I get what you're saying (apart from the bit in bold, which is pure conjecture on your part - they sell hundreds of thousands of Miatas globally and the R&D will easily have paid for itself hundreds of times over by now), but don't forget that the MX-5 still isn't as much car as the Sciaru -
that was my point. They're both fairly specialist cars which are more expensive than higher-performance stuff you can find elsewhere. The Sciaru is
more expensive, but then it also has more power, a roof, more seats, more equipment... so it's
obviously going to be more expensive.
The next one's goal is to be smaller, lighter, and even cheaper than the one we have now, going to show that it isn't the engineering causing the FR-S to be so expensive.

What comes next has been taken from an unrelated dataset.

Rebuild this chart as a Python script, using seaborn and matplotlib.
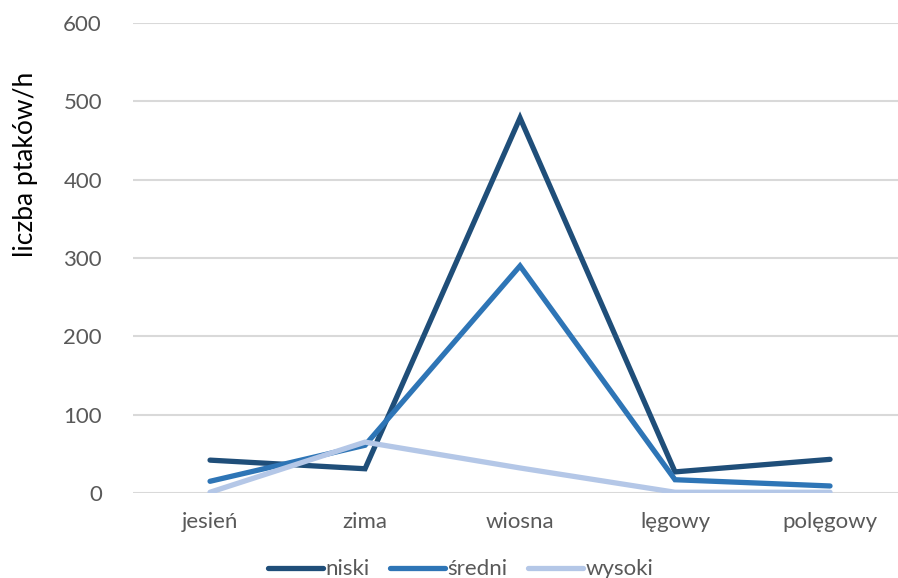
import numpy as np
import pandas as pd
import matplotlib.pyplot as plt
import seaborn as sns

# data
seasons = ["jesień", "zima", "wiosna", "lęgowy", "polęgowy"]
niski = [42, 31, 479, 27, 43]
sredni = [15, 61, 290, 17, 9]
wysoki = [1, 65, 32, 1, 1]
series_names = ["niski", "średni", "wysoki"]
colors = ["#1F4E79", "#2E75B6", "#B4C7E7"]
y_ticks = [0, 100, 200, 300, 400, 500, 600]

df = pd.DataFrame({
    "sezon": seasons * 3,
    "x": list(range(len(seasons))) * 3,
    "wartosc": niski + sredni + wysoki,
    "wysokosc": np.repeat(series_names, len(seasons)),
})

sns.set_style("white")
plt.rcParams["font.family"] = ["Lato", "DejaVu Sans"]

fig = plt.figure(figsize=(8.98, 5.78), dpi=100)
ax = fig.add_axes([0.1476, 0.147, 0.863, 0.813])

sns.lineplot(data=df, x="x", y="wartosc", hue="wysokosc",
             palette=dict(zip(series_names, colors)), linewidth=3.8,
             ax=ax, legend=False, sort=False)
for line in ax.get_lines():
    line.set_solid_capstyle("round")
    line.set_solid_joinstyle("miter")

ax.set_xlim(-0.5, len(seasons) - 0.5)
ax.set_ylim(0, 600)
ax.set_yticks(y_ticks)
ax.set_xticks(range(len(seasons)))
ax.set_xticklabels(seasons)
ax.yaxis.grid(True, color="#D9D9D9", linewidth=1.5)
ax.set_axisbelow(True)
for s in ax.spines.values():
    s.set_visible(False)
ax.tick_params(axis="both", length=0, labelsize=16, labelcolor="#595959")
ax.tick_params(axis="y", pad=22)
ax.tick_params(axis="x", pad=14)
ax.set_xlabel("")
ax.set_ylabel("liczba ptaków/h", fontsize=19, color="black")
ax.yaxis.set_label_coords(-0.148 + 0.026, 0.70, transform=ax.transAxes)

handles = [plt.Line2D([0], [0], color=c, linewidth=3.8, solid_capstyle="round")
           for c in colors]
fig.legend(handles, series_names, loc="center", bbox_to_anchor=(0.513, 0.015),
           ncol=3, frameon=False, fontsize=16, handlelength=2.5,
           handletextpad=0.1, columnspacing=0.9, labelcolor="#595959")

fig.savefig("out.png", dpi=100)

It remains to be seen whether the next MX-5 will genuinely be cheaper or not, but you can bet that Mazda will have much greater economies of scale on the new engine than Subaru/Toyota will ever have with the Sciaru's flat four.
Assuming the MX-5 will use the Skyactiv we think it will, that engine will almost certainly be dropped in everything from the Mazda2 to the Mazda6, depending on region.
I think you're being needlessly cynical on the price. It's a purpose designed car (like the MX-5), but it also offers proportionally more of various different things, and can justify that price from a variety of factors.
And I'll say again - you're still getting it cheaper there than we are here. If Toyota/Subaru are "cashing in on the hype" then it's in Europe, not the US.